As we begin a new year living in forced exile simply because we are gay, we continue to fight so that we can return to our life in the United States.  We urge those reading our story to learn how you can get involved to support this effort.


  1. I have followed your odyssey for a while now, sharing your frustration with the US gov't yet happy that you have found a place to live life to its fullest. Now, reading in more detail exactly what you two have gone through, my eyes are watering as I understand part of your journey but not quite all, until now. I had no idea that you are basically banned from the US for 10 years.

  2. Good luck on your Petition for Emilio. Your story is especially disturbing considering the massive amount of marriage fraud perpetrated by straight (or supposedly straight) illegal aliens. The US government does not give USCIS the resources to fight this fraud, but they have the resources to persecute couples like you, though. Every fraudulent green card that is approved is a slap in the face to every gay US citizen. Please fight your I-130 denial all the way to the Supreme Court so we can destroy DOMA!

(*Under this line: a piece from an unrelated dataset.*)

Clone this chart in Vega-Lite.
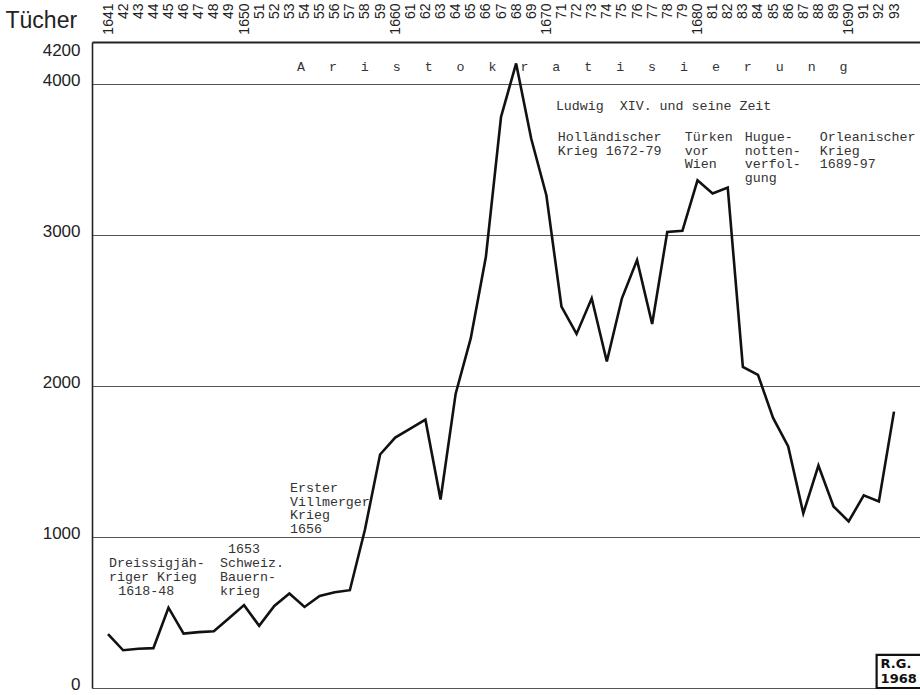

  3. @Anonymous - and consider how many fraudulent green cards would be stopped if gay marriage were allowed because as it now stands many gays I know are forced to use fraudulent marriage simply to slap the US govt in the face for policies that deport and separate couples like Tom & Emilio.

    To the couple, I am grateful for fair nations like Canada and hope one day you will be able to tell your story to the US Congress in support of DOMA repeal and be able to return home.